## Aim
Exactly the lines from the one that contains "Output the LaTeX" to the one that contains "(m\n) at (\x,71.5)", both lines included, should be copied, and no others.

## Material to process
•••••

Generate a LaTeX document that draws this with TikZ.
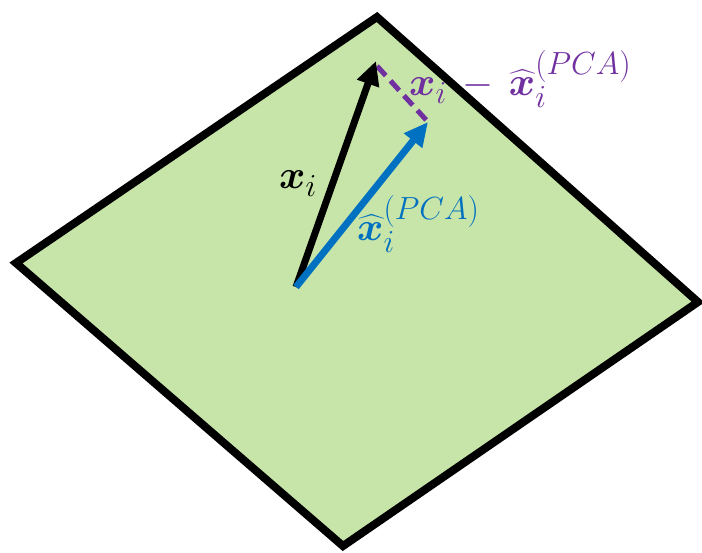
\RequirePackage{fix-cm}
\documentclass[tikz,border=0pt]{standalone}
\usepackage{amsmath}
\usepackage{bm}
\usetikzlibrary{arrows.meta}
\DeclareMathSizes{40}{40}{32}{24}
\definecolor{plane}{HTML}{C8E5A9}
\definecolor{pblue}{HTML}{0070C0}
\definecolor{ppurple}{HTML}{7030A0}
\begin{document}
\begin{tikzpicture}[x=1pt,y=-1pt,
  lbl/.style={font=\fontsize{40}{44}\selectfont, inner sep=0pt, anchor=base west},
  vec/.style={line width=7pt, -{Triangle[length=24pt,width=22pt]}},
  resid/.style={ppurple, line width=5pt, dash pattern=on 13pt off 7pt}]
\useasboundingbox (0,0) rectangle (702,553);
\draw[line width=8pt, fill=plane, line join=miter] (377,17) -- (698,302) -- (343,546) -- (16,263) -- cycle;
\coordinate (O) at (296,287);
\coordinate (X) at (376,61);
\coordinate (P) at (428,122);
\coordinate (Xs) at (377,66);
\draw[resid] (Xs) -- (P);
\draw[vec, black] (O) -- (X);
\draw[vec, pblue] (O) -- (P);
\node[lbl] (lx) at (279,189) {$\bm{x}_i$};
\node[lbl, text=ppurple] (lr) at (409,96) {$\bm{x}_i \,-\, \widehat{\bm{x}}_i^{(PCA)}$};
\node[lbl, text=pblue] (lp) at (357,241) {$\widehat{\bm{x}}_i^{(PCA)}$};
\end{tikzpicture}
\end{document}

•••••

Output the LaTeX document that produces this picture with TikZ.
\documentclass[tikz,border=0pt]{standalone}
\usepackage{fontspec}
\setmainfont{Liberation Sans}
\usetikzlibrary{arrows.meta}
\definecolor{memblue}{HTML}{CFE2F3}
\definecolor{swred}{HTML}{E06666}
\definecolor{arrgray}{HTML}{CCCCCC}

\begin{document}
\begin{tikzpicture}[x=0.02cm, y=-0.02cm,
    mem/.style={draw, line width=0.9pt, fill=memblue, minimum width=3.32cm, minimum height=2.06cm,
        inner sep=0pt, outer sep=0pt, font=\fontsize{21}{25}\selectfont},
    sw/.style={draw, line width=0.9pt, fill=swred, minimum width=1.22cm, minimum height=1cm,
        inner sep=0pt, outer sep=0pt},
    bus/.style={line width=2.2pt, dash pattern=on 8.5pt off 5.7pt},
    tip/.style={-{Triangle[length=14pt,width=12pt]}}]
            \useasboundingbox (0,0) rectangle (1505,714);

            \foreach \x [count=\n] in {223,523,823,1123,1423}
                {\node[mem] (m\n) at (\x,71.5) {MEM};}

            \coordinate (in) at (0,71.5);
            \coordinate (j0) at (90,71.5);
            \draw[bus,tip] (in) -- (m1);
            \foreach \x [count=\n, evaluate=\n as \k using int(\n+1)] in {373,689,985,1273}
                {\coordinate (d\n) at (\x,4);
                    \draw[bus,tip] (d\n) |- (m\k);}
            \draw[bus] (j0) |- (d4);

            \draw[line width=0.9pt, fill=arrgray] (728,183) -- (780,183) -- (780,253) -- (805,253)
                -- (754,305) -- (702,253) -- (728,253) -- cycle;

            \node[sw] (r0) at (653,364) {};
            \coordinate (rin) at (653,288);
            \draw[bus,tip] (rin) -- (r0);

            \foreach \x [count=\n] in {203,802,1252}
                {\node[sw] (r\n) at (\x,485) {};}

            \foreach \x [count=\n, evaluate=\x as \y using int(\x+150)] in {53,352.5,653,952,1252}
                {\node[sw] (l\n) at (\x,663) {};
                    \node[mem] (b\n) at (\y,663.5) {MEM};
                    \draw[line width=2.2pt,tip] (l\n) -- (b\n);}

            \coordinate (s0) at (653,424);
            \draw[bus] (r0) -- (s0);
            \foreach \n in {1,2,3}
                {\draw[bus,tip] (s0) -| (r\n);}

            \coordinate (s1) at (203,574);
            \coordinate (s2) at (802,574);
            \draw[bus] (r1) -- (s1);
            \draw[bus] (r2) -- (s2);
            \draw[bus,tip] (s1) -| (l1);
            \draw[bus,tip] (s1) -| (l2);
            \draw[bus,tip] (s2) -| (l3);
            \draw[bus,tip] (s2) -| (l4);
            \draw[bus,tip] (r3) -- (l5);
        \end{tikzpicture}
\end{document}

•••••

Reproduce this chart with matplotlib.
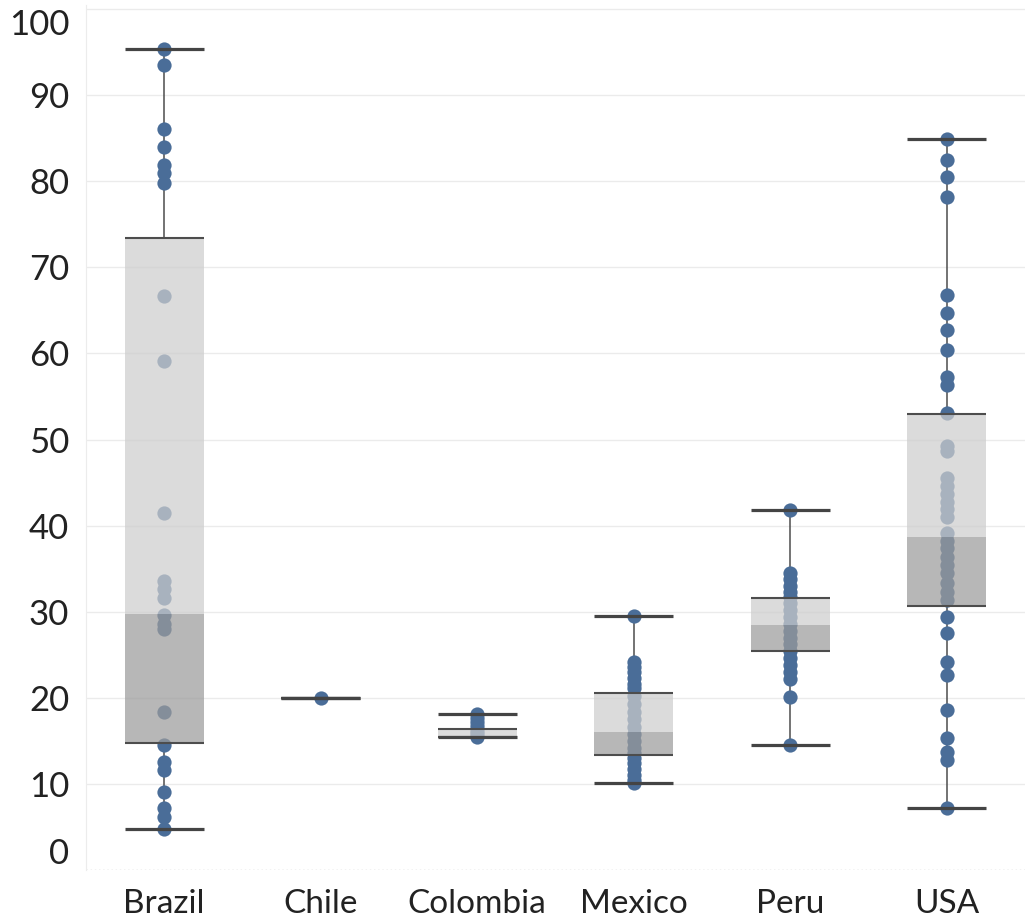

•••••

## Complete output
Output the LaTeX document that produces this picture with TikZ.
\documentclass[tikz,border=0pt]{standalone}
\usepackage{fontspec}
\setmainfont{Liberation Sans}
\usetikzlibrary{arrows.meta}
\definecolor{memblue}{HTML}{CFE2F3}
\definecolor{swred}{HTML}{E06666}
\definecolor{arrgray}{HTML}{CCCCCC}

\begin{document}
\begin{tikzpicture}[x=0.02cm, y=-0.02cm,
    mem/.style={draw, line width=0.9pt, fill=memblue, minimum width=3.32cm, minimum height=2.06cm,
        inner sep=0pt, outer sep=0pt, font=\fontsize{21}{25}\selectfont},
    sw/.style={draw, line width=0.9pt, fill=swred, minimum width=1.22cm, minimum height=1cm,
        inner sep=0pt, outer sep=0pt},
    bus/.style={line width=2.2pt, dash pattern=on 8.5pt off 5.7pt},
    tip/.style={-{Triangle[length=14pt,width=12pt]}}]
            \useasboundingbox (0,0) rectangle (1505,714);

            \foreach \x [count=\n] in {223,523,823,1123,1423}
                {\node[mem] (m\n) at (\x,71.5) {MEM};}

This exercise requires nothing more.